Your instructions
Do not repeat pictures. Repeat exactly the lines of the listing below from its first line through the line with "(0,0) rectangle (1517,891);".

Provided material
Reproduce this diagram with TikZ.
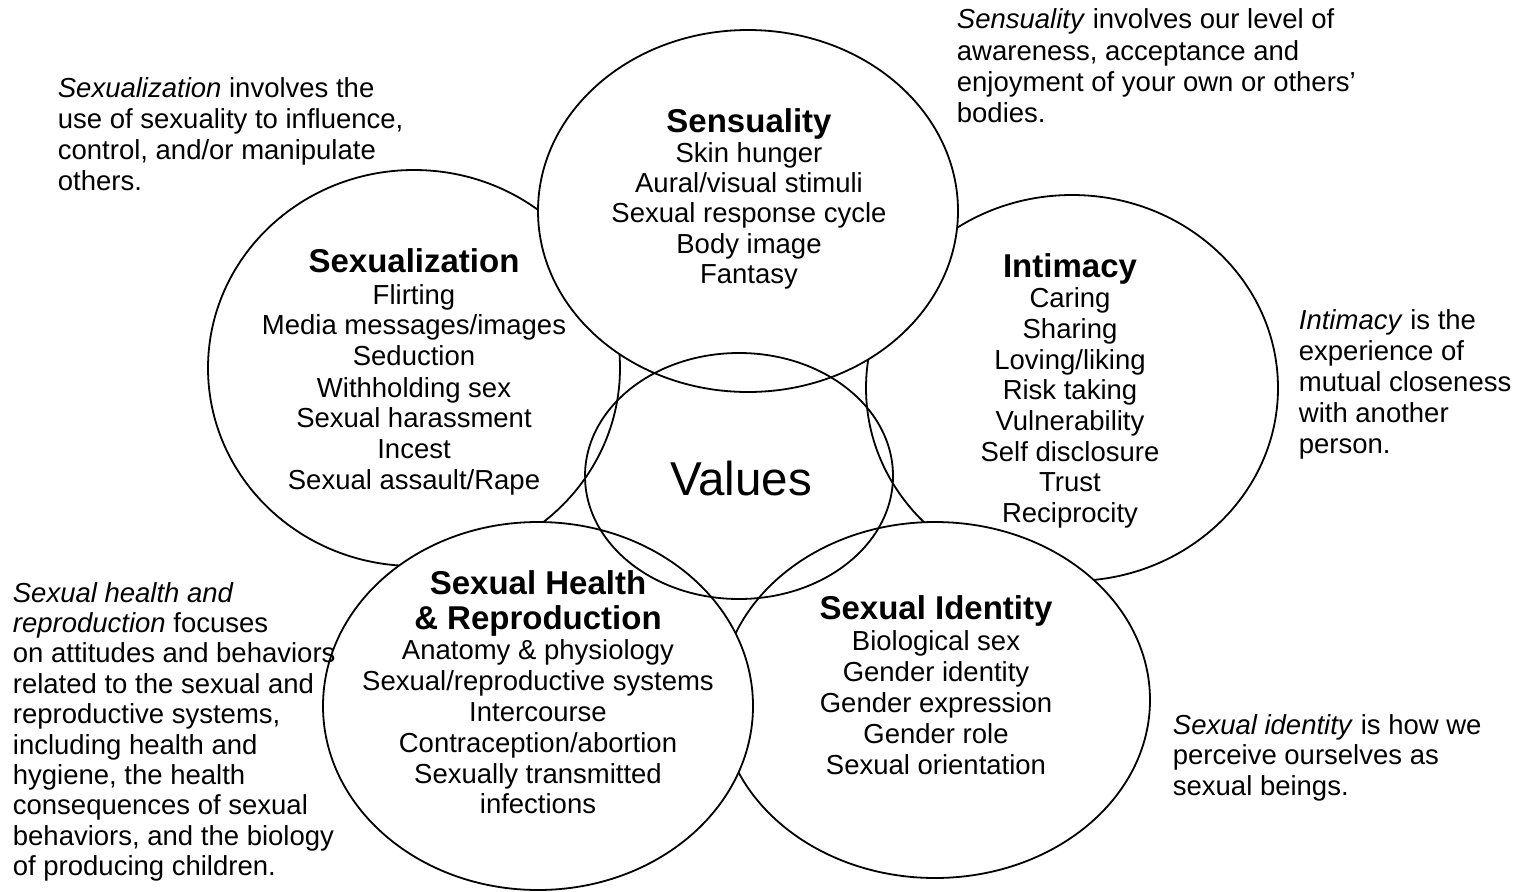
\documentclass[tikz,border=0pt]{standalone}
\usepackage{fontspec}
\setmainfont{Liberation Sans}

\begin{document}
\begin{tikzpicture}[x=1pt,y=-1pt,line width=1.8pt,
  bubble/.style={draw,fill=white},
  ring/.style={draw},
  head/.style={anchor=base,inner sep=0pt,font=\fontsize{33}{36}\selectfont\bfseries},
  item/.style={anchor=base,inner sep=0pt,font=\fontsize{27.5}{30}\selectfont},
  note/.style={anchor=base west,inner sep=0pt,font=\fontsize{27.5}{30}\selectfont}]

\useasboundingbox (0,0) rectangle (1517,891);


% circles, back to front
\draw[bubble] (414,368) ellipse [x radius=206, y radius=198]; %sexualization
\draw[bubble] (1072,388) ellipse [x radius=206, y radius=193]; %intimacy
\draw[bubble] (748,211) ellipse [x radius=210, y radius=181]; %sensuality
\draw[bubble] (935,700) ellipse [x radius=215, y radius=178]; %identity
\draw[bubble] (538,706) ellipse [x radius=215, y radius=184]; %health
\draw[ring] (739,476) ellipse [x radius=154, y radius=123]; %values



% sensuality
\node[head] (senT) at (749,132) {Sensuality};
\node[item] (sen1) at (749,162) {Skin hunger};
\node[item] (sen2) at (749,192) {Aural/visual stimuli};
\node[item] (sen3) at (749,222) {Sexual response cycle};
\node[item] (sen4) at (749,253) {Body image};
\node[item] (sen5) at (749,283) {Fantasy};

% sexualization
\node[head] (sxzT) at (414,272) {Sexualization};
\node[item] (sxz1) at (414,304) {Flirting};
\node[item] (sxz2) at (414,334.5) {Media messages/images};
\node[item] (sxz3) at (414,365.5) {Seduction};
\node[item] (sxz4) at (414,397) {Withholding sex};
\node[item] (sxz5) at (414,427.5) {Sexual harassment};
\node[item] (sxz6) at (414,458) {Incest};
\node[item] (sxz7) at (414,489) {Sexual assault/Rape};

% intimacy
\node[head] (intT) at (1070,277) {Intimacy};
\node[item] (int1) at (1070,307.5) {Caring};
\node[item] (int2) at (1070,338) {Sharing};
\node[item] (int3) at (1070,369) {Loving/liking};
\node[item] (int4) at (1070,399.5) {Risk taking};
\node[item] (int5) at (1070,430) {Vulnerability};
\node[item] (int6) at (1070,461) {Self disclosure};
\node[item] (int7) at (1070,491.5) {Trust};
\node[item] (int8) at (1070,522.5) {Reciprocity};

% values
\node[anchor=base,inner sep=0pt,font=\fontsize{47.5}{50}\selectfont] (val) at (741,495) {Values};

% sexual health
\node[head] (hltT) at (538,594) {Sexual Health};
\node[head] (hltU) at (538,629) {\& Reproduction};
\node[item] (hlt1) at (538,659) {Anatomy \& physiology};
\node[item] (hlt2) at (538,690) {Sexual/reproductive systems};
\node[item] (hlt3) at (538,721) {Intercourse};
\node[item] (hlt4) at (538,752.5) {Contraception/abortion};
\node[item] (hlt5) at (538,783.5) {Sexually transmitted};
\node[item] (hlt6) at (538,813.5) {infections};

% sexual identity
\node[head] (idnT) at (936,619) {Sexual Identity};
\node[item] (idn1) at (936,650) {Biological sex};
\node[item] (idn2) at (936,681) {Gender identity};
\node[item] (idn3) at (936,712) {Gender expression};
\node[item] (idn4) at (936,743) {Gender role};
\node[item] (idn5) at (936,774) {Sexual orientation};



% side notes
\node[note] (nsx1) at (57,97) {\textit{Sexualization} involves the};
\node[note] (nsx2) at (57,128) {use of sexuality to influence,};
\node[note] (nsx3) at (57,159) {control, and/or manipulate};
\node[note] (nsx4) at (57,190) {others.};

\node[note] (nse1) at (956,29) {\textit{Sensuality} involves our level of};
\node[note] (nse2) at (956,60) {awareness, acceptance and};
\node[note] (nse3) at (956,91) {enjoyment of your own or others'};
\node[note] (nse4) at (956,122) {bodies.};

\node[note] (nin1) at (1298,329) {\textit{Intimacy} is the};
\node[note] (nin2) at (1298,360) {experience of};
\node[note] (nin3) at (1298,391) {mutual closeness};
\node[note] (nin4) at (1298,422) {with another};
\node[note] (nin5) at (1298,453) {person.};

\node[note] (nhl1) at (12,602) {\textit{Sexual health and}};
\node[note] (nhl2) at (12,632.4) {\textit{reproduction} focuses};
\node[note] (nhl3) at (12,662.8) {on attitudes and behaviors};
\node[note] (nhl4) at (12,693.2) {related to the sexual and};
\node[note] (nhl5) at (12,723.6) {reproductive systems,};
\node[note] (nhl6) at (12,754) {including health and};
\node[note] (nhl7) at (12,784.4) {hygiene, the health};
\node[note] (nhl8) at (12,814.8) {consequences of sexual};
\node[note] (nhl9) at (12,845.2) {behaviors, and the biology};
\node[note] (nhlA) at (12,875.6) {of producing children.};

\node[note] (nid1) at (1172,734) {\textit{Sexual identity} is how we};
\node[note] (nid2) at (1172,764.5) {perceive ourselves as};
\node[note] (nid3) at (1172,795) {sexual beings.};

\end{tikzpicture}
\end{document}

Exercise answer
Reproduce this diagram with TikZ.
\documentclass[tikz,border=0pt]{standalone}
\usepackage{fontspec}
\setmainfont{Liberation Sans}

\begin{document}
\begin{tikzpicture}[x=1pt,y=-1pt,line width=1.8pt,
  bubble/.style={draw,fill=white},
  ring/.style={draw},
  head/.style={anchor=base,inner sep=0pt,font=\fontsize{33}{36}\selectfont\bfseries},
  item/.style={anchor=base,inner sep=0pt,font=\fontsize{27.5}{30}\selectfont},
  note/.style={anchor=base west,inner sep=0pt,font=\fontsize{27.5}{30}\selectfont}]

\useasboundingbox (0,0) rectangle (1517,891);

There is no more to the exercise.